◆ Exercise task: Please find all lines in the data that hold the string "with" and copy them.

◆ Information provided:
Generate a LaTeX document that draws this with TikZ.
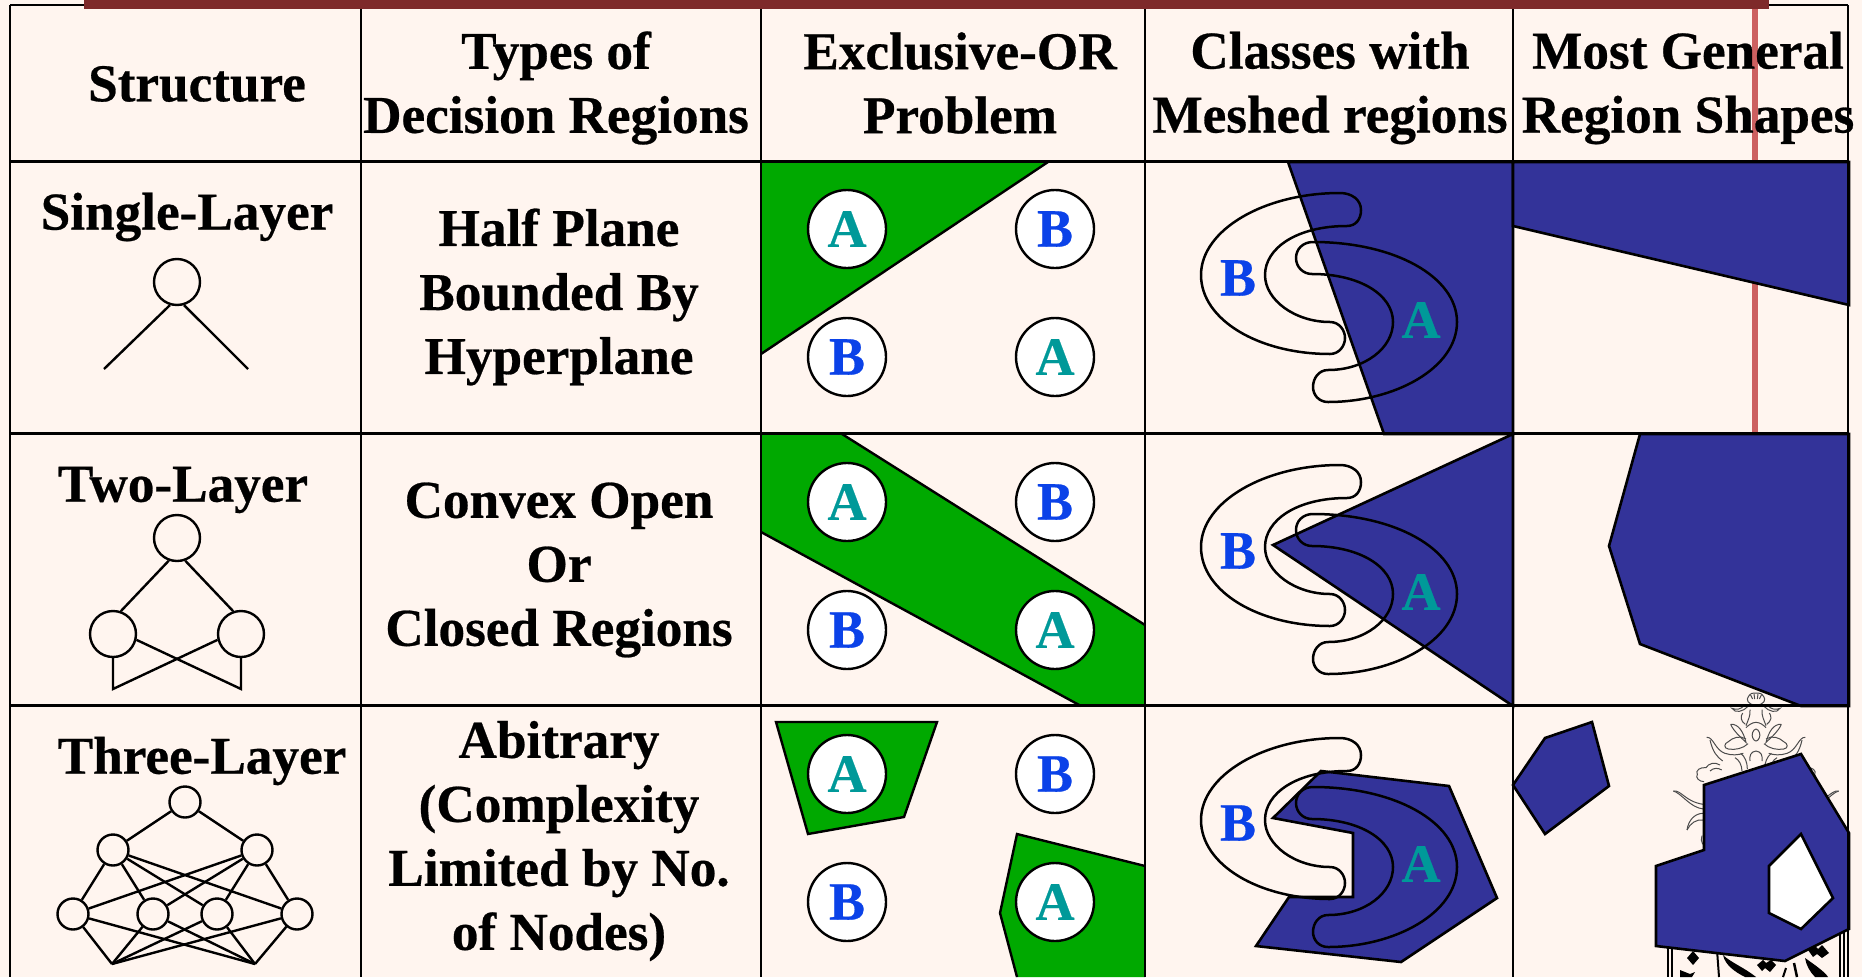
\documentclass[tikz,border=0pt]{standalone}
\usepackage{fontspec}
\setmainfont{Liberation Serif}[BoldFeatures={FakeBold=0.5}]
\definecolor{paper}{HTML}{FFF5EF}
\definecolor{regionblue}{HTML}{333399}
\definecolor{regiongreen}{HTML}{00A900}
\definecolor{letterA}{HTML}{009999}
\definecolor{letterB}{HTML}{0B42E8}
\definecolor{topbar}{HTML}{7E2A2A}
\definecolor{sidebar}{HTML}{CC6060}
\tikzset{
  x=1pt,y=-1pt,
  grid/.style={draw=black,line width=2.5pt},
  head/.style={font=\fontsize{53.2}{64}\selectfont\bfseries,align=center,text=black,inner sep=0pt},
  blue region/.style={fill=regionblue,draw=black,line width=2.6pt,line join=miter},
  green region/.style={fill=regiongreen,draw=black,line width=2.4pt},
  xor/.style={circle,draw=black,fill=white,line width=2.4pt,minimum size=78pt,inner sep=0pt,font=\fontsize{54}{54}\selectfont\bfseries},
  lab/.style={font=\fontsize{54}{54}\selectfont\bfseries,inner sep=0pt},
  unit/.style={circle,draw=black,line width=2.4pt,inner sep=0pt},
  wire/.style={draw=black,line width=2.4pt},
  meshline/.style={draw=black,line width=2.5pt},
  filigree/.style={draw=black!70,line width=1pt}
}
% The interlocking class outlines; the argument is the shift of the row
\newcommand{\meshed}[1]{%
  \begin{scope}[yshift=-#1pt]
    \draw[meshline] (1340,193)
      .. controls (1264,193) and (1201,230) .. (1201,275)
      .. controls (1201,320) and (1259,354) .. (1330,354)
      .. controls (1339,354) and (1345,346) .. (1345,338)
      .. controls (1345,330) and (1339,322) .. (1330,322)
      .. controls (1295,322) and (1265,300) .. (1265,275)
      .. controls (1265,248) and (1297,226) .. (1347,226)
      .. controls (1356,226) and (1361,219) .. (1361,210)
      .. controls (1361,200) and (1352,193) .. (1340,193)
      -- cycle;
    \draw[meshline] (1313,242)
      .. controls (1395,242) and (1457,277) .. (1457,322)
      .. controls (1457,368) and (1395,402) .. (1328,402)
      .. controls (1319,402) and (1313,395) .. (1313,387)
      .. controls (1313,378) and (1319,370) .. (1328,370)
      .. controls (1365,370) and (1393,348) .. (1393,322)
      .. controls (1393,295) and (1360,274) .. (1312,274)
      .. controls (1303,274) and (1296,267) .. (1296,258)
      .. controls (1296,249) and (1303,242) .. (1313,242)
      -- cycle;
  \end{scope}}
% Letters and circles of the exclusive-OR cell
\newcommand{\xorcell}[2]{%
  \node[xor,text=letterA] (#1a) at (847,#2) {A};
  \node[xor,text=letterB] (#1b) at (1055,#2) {B};
  \node[xor,text=letterB] (#1c) at (847,#2+128) {B};
  \node[xor,text=letterA] (#1d) at (1055,#2+128) {A};}
% One half of the floral ornament, in units of a third of a point
\newcommand{\floralhalf}{%
  \draw[filigree] (288,60) .. controls (262,60) and (258,42) .. (265,35) .. controls (270,25) and (280,22) .. (288,24);
  \draw[filigree] (272,30) -- (278,42) (282,26) -- (284,42);
  \draw[filigree] (264,64) .. controls (250,80) and (225,86) .. (216,70) .. controls (230,76) and (242,72) .. (250,64);
  \draw[filigree] (270,74) .. controls (272,92) and (264,105) .. (258,122);
  \draw[filigree] (248,84) .. controls (240,95) and (242,108) .. (256,118);
  \draw[filigree] (212,118) .. controls (235,116) and (250,140) .. (258,172) .. controls (240,155) and (222,140) .. (212,118);
  \draw[filigree] (288,132) .. controls (278,134) and (274,150) .. (278,158) .. controls (282,168) and (288,168) .. (288,168);
  \draw[filigree] (258,162) .. controls (240,150) and (218,158) .. (205,170) .. controls (192,175) and (190,190) .. (205,192) .. controls (225,196) and (250,190) .. (264,176);
  \draw[filigree] (288,112) .. controls (275,112) and (264,122) .. (258,128);
  \draw[filigree] (140,157) .. controls (160,155) and (165,195) .. (195,205) .. controls (215,212) and (235,210) .. (250,205);
  \draw[filigree] (150,165) .. controls (158,200) and (170,215) .. (188,228);
  \draw[filigree] (288,198) .. controls (272,200) and (268,212) .. (270,228);
  \draw[filigree] (242,205) .. controls (255,215) and (262,232) .. (262,252);
  \draw[filigree] (225,218) .. controls (238,225) and (245,240) .. (246,258);
  \draw[filigree] (180,240) .. controls (165,230) and (145,235) .. (138,248) .. controls (120,245) and (105,258) .. (112,268) .. controls (105,278) and (118,290) .. (132,290);
  \draw[filigree] (150,258) .. controls (160,248) and (175,248) .. (185,255);
  \draw[filigree] (40,318) .. controls (65,315) and (75,350) .. (130,358);
  \draw[filigree] (40,318) .. controls (65,325) and (90,368) .. (130,372);
  \draw[filigree] (81,435) .. controls (85,405) and (105,385) .. (129,385);
  \draw[filigree] (81,435) .. controls (90,415) and (110,402) .. (129,405);
  \draw[filigree] (126,452) .. controls (122,460) and (124,470) .. (128,478);}
\begin{document}
\begin{tikzpicture}
\useasboundingbox (0,0) rectangle (1862,977);
\fill[paper] (0,0) rectangle (1862,977);

% stripe behind the table at the right
\fill[sidebar] (1752,0) rectangle (1758,434);

% floral ornament rising from behind the last region
\begin{scope}[shift={(1660,685)},x=0.3333pt,y=-0.3333pt]
  \floralhalf
  \begin{scope}[xshift=192pt,x=-0.3333pt]
    \floralhalf
  \end{scope}
\end{scope}

% calligraphy showing below the last region
\draw[line width=1.2pt] (1668,940) -- (1668,977) (1672,940) -- (1672,977);
\draw[line width=1.2pt] (1840,930) -- (1840,977) (1844,930) -- (1844,977);
\fill (1693,951) -- (1699,958) -- (1693,965) -- (1687,958) -- cycle;
\fill (1680,970) -- (1690,974) -- (1695,972) -- (1692,977) -- (1680,977) -- cycle;
\draw[line width=2pt] (1717,950) -- (1719,977);
\fill (1723,955) .. controls (1730,962) and (1745,968) .. (1756,977) -- (1745,977) .. controls (1735,972) and (1725,965) .. (1723,955) -- cycle;
\fill (1757,965) -- (1763,960) -- (1766,963) -- (1771,960) -- (1776,965) -- (1770,972) -- (1765,968) -- (1762,971) -- cycle;
\draw[line width=2.5pt] (1794,963) -- (1797,977);
\draw[line width=2pt] (1783,977) -- (1786,968);
\fill (1808,950) -- (1814,945) -- (1818,949) -- (1822,945) -- (1829,953) -- (1822,958) -- (1817,954) -- (1813,957) -- cycle;
\fill (1805,958) .. controls (1815,965) and (1825,972) .. (1828,977) -- (1815,977) .. controls (1810,972) and (1806,965) .. (1805,958) -- cycle;

% column 3: decision regions for exclusive-OR
\fill[regiongreen] (761,162) -- (1048,162) -- (761,354) -- cycle;
\draw[line width=2.4pt] (1048,162) -- (761,354);
\fill[regiongreen] (761,434) -- (842,434) -- (1145,625) -- (1145,706) -- (1081,706) -- (761,532) -- cycle;
\draw[line width=2.4pt] (842,434) -- (1145,625);
\draw[line width=2.4pt] (1081,706) -- (761,532);
\path[green region] (776,722) -- (937,722) -- (904,817) -- (808,834) -- cycle;
\fill[regiongreen] (1017,834) -- (1145,866) -- (1145,977) -- (1017,977) -- (1000,913) -- cycle;
\draw[line width=2.4pt] (1145,866) -- (1017,834) -- (1000,913) -- (1017,977);
\xorcell{r}{229}
\xorcell{s}{502}
\xorcell{t}{774}

% column 4: meshed classes
\path[blue region] (1288,162) -- (1513,162) -- (1513,434) -- (1384,434) -- cycle;
\path[blue region] (1513,434) -- (1513,706) -- (1273,545) -- cycle;
\path[blue region] (1321,771) -- (1449,786) -- (1497,898) -- (1401,962) -- (1256,946) -- (1289,897) -- (1353,897) -- (1353,833) -- (1273,818) -- cycle;
\meshed{0}
\meshed{272}
\meshed{545}
\node[lab,text=letterB] (b1) at (1238,278) {B};
\node[lab,text=letterA] (a1) at (1421,320) {A};
\node[lab,text=letterB] (b2) at (1238,551) {B};
\node[lab,text=letterA] (a2) at (1421,592) {A};
\node[lab,text=letterB] (b3) at (1238,823) {B};
\node[lab,text=letterA] (a3) at (1421,864) {A};

% column 5: most general regions
\path[blue region] (1513,162) -- (1849,162) -- (1849,305) -- (1513,226) -- cycle;
\path[blue region] (1640,434) -- (1849,434) -- (1849,706) -- (1801,706) -- (1640,644) -- (1609,546) -- cycle;
\path[blue region] (1513,785) -- (1545,738) -- (1592,722) -- (1609,786) -- (1545,834) -- cycle;
\path[blue region] (1704,785) -- (1801,754) -- (1849,833) -- (1849,929) -- (1785,961) -- (1656,946) -- (1656,866) -- (1704,850) -- cycle;
\filldraw[fill=white,draw=black,line width=2.6pt] (1769,866) -- (1801,834) -- (1833,898) -- (1801,929) -- (1769,913) -- cycle;

% table rules
\draw[grid] (10,5) -- (1848,5);
\draw[grid] (10,5) -- (10,977);
\draw[grid] (361,5) -- (361,977);
\draw[grid] (761,5) -- (761,977);
\draw[grid] (1145,5) -- (1145,977);
\draw[grid] (1513,5) -- (1513,977);
\draw[grid] (1848,5) -- (1848,977);
\draw[grid] (10,161.7) -- (1848,161.7);
\draw[grid] (10,433.7) -- (1848,433.7);
\draw[grid] (10,705.7) -- (1848,705.7);

% bar across the top
\fill[topbar] (84,0) rectangle (1769,9);

% headings
\node[head] (h1) at (197,84) {Structure};
\node[head] (h2) at (556,88) {Types of\\Decision Regions};
\node[head] (h3) at (960,83) {Exclusive-OR\\Problem};
\node[head] (h4) at (1330,88) {Classes with\\Meshed regions};
\node[head] (h5) at (1688,88) {Most General\\Region Shapes};

% row labels
\node[head] (l1) at (187,217) {Single-Layer};
\node[head] (l2) at (183,490) {Two-Layer};
\node[head] (l3) at (202,761) {Three-Layer};

% column 2 descriptions
\node[head] (d1) at (559,297) {Half Plane\\Bounded By\\Hyperplane};
\node[head] (d2) at (559,570) {Convex Open\\Or\\Closed Regions};
\node[head] (d3) at (559,841) {Abitrary\\(Complexity\\Limited by No.\\of Nodes)};

% single-layer perceptron
\node[unit,minimum size=46pt] (p1) at (177,282) {};
\coordinate (p1l) at (104,369);
\coordinate (p1r) at (248,369);
\draw[wire] (p1.253) -- (p1l);
\draw[wire] (p1.287) -- (p1r);

% two-layer perceptron
\node[unit,minimum size=46pt] (q0) at (177,538) {};
\node[unit,minimum size=46pt] (q1) at (113,634) {};
\node[unit,minimum size=46pt] (q2) at (241,634) {};
\coordinate (qa) at (113,689);
\coordinate (qb) at (241,689);
\draw[wire] (q0.250) -- (q1.71);
\draw[wire] (q0.290) -- (q2.109);
\draw[wire] (q1.south) -- (qa) -- (q2.194);
\draw[wire] (q2.south) -- (qb) -- (q1.-14);

% three-layer perceptron
\node[unit,minimum size=31pt] (w0) at (185,802) {};
\node[unit,minimum size=31pt] (w1) at (113,850) {};
\node[unit,minimum size=31pt] (w2) at (257,850) {};
\node[unit,minimum size=31pt] (n1) at (73,914) {};
\node[unit,minimum size=31pt] (n2) at (153,914) {};
\node[unit,minimum size=31pt] (n3) at (217,914) {};
\node[unit,minimum size=31pt] (n4) at (297,914) {};
\coordinate (ba) at (112,964);
\coordinate (bb) at (255,964);
\draw[wire] (w0) -- (w1);
\draw[wire] (w0) -- (w2);
\foreach \m in {n1,n2,n3,n4}{
  \draw[wire] (w1) -- (\m);
  \draw[wire] (w2) -- (\m);
  \draw[wire] (\m) -- (ba);
  \draw[wire] (\m) -- (bb);
}
\end{tikzpicture}
\end{document}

◆ Right answer:
Generate a LaTeX document that draws this with TikZ.
\node[head] (h4) at (1330,88) {Classes with\\Meshed regions};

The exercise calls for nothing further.